Bu sefer de öyle olması kuvvetle muhtemel. Erdoğan, “patronları aynı” dedi diye kimsenin Gezi direnişi çizgisinden veya Gülen hareketinden kopacağı yok. Hatta tam tersine, Başbakan, muhalifleri arasında kopuşlar yaşatmak isterken onları birbirlerine daha fazla yaklaştırabilir.
Gülen cemaati ve Gezi
Hükümet çevreleri bir süredir Gülen cemaatinin Gezi’ye destek verdiği iddiasını fazlasıyla dillendiriyor. İlk günlerde hükümeti yeni yeni, alenen eleştirmeye başlamış olan cemaatin bazı entelektüellerinin Gezi’ye sempatik baktıklarına tanık olduk. Ancak olaylar büyüyüp Başbakan’ın hiçbir şekilde yumuşamayacağı anlaşılınca sessizce kenara çekildiler.
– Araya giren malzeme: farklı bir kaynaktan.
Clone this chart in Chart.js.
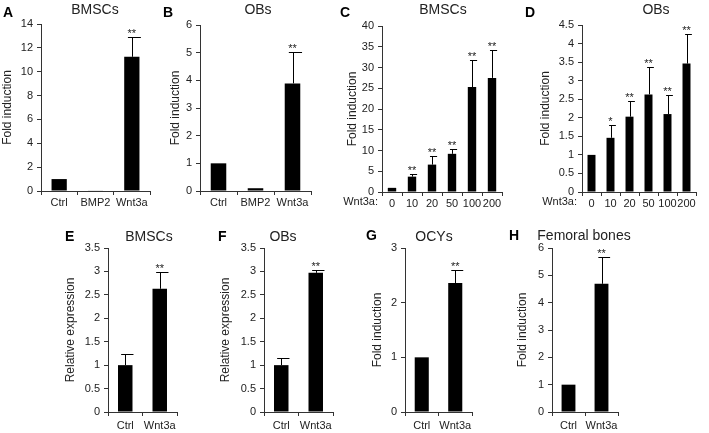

Bununla birlikte cemaat medyasının Gezi süresince Erdoğan ve hükümete, daha önceki dönemlerde tanık olduğumuz türden kayıtsız destek vermediği de gerçek.
Bunun birkaç nedeni vardı:
1) Cemaat ile hükümetin arası zaten açılmaya başlamıştı;
2) Gezi direnişinin, Erdoğan tarafından dile getirilen komplo teorileriyle hiçbir alakası olmadığı ortadaydı;
3) Hükümetin direnişi bastırmak için başvurduğu metotlar tasvip edilmiyordu.
Lakin cemaatin hükümete eskisi gibi destek vermemesi Gezi’yi desteklediği anlamına da kesinlikle gelmiyordu. Zira böyle bir destek olsaydı, polis Başbakan’ın deyişiyle “destan“ yazmaz, kendisini iyice zor durumda bırakabilirdi. Yine yargıdaki cemaat mensuplarının da bu süreçte hükümete karşı direnişçilerin yanında yer alması durumunda neler olabileceği üzerine sayısız spekülasyon yapılabilir.
Kabataş olayı
Kanal D‘nin yayınladığı Kabataş görüntüleri, (sızdıranlar ister cemaate yakın polisler olsun ister olmasın) cemaatin bu tür kritik ve stratejik anlarda hükümete zarar vermek istemesi hâlinde neler yapabileceğinin anlamlı bir örneği. Muhtemelen bu görüntüler sızdıranların elinde uzun süredir vardı ve Gezi direnişinin etkisini muhafaza ettiği günlerde sızdırılmış olsa bugünkünden çok daha etkili olurdu.
Bitirirken: Erdoğan’ın Gezi direnişini ötekileştirme stratejisi yanlıştı ama kendisine kısa vadede yararlı olmuş olabilir. Ancak Gülen cemaatini ötekileştirmek hiç de o kadar kolay olmayacaktır. Hele bunu Gezi üzerinden gerçekleştirmesi bana göre imkânsız.